# Thread: Induction of linear independent vectors

1. ## Induction of linear independent vectors

This is perhaps an easy question- more of a question about mathematical induction than linear algebra, perhaps:

Let $V$ be a vector-space over a field $\mathbb{F}$; $v_1,...,v_n$ are linear independent vectors in $V$. Prove by induction that the vectors $w_i = \sum_{k=1} ^{i} v_k, 1 \leq i \leq n$, are linear independent.

So, the question is asking to prove that the sum of linearly independent vectors is a vector which is linearly independent.

The condition for linear independence is:
$\sum_{k=1} ^{i} a_k v_k = 0, 1 \leq i \leq n$, when and only when $a_i = 0$ for all $1 \leq i \leq k$

So $v_1 = a_1v_1 = 0 = a_1w_1$, but how do you make an induction step out of this? For $w_2$, the proposition is that $v_1 + v_2$ is also linearly independent:

$w_2 = v_1 + v_2 = a_1v_1 + a_2v_2 ; a_1=a_2=0$, so you can bracket the scalars out... hmm? But I still can't see how you can make an induction step. I'm sure it's kind of easy, but that's only making it more frustrating.

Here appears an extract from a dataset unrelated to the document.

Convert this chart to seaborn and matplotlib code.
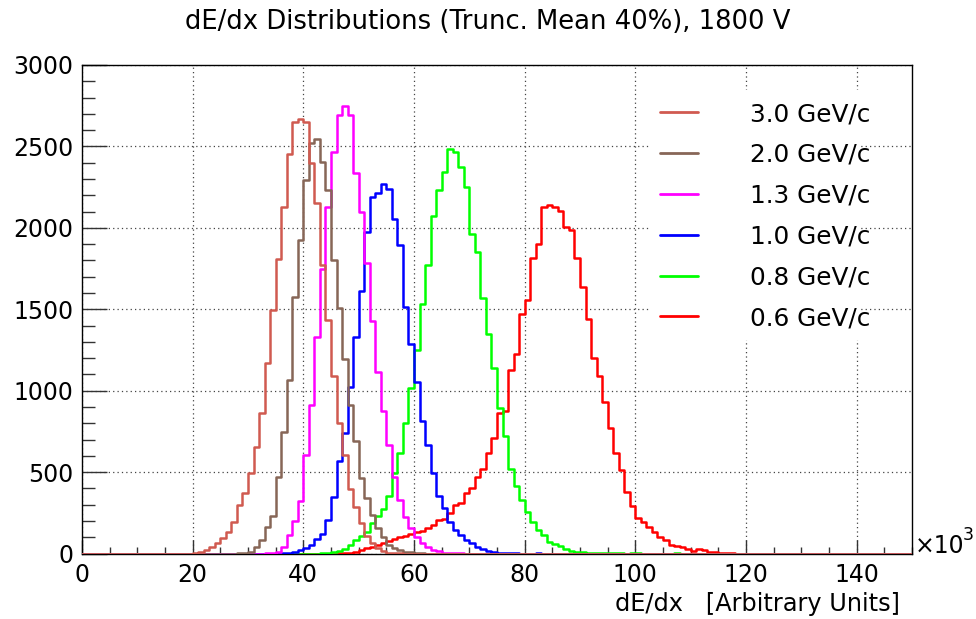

2. Could you use the unit-vectors to prove this, or perhaps the dimension of the vector space? dim(V) = n?

3. Originally Posted by bmp05
This is perhaps an easy question- more of a question about mathematical induction than linear algebra, perhaps:

Let $V$ be a vector-space over a field $\mathbb{F}$; $v_1,...,v_n$ are linear independent vectors in $V$. Prove by induction that the vectors $w_i = \sum_{k=1} ^{i} v_k, 1 \leq i \leq n$, are linear independent.

So, the question is asking to prove that the sum of linearly independent vectors is a vector which is linearly independent.

The condition for linear independence is:
$\sum_{k=1} ^{i} a_k v_k = 0, 1 \leq i \leq n$, when and only when $a_i = 0$ for all $1 \leq i \leq k$

So $v_1 = a_1v_1 = 0 = a_1w_1$, but how do you make an induction step out of this? For $w_2$, the proposition is that $v_1 + v_2$ is also linearly independent:

$w_2 = v_1 + v_2 = a_1v_1 + a_2v_2 ; a_1=a_2=0$, so you can bracket the scalars out... hmm? But I still can't see how you can make an induction step. I'm sure it's kind of easy, but that's only making it more frustrating.
the induction is over $n,$ the number of vectors. for n = 1, there's nothing to prove. suppose the claim is true for n (induction hypothesis) and take any n + 1 linearly independent vectors

$v_1, \cdots , v_{n+1}.$ suppose $c_1v_1 + c_2(v_1+v_2) + \cdots + c_n(v_1 + \cdots + v_n) + c_{n+1}(v_1 + \cdots + v_{n+1})=0.$ if we show that $c_1=c_2 = \cdots = c_{n+1}=0,$ we're done. first note that if $c_{n+1}=0,$ then

$c_1=c_2 = \cdots = c_n = 0$ by induction hypothesis and so we're done. if $c_{n+1} \neq 0,$ then we'll have: $v_{n+1} = -c_{n+1}^{-1}c_1v_1 - c_{n+1}^{-1}c_2(v_1 + v_2) - \cdots - c_{n+1}^{-1}(c_n + c_{n+1})(v_1 + \cdots + v_n),$ which is not

possible because $v_1, \cdots , v_{n+1}$ are linearly independent. this completes our induction.

4. So, you're proving the proposition for all of n- per definition- and then you prove it for n+1? But once again, this relies on the definition of linear independence. It's a strange question, I think. But thanks for your help NCA- btw. can you recommend a good text book for a first course in linear algebra?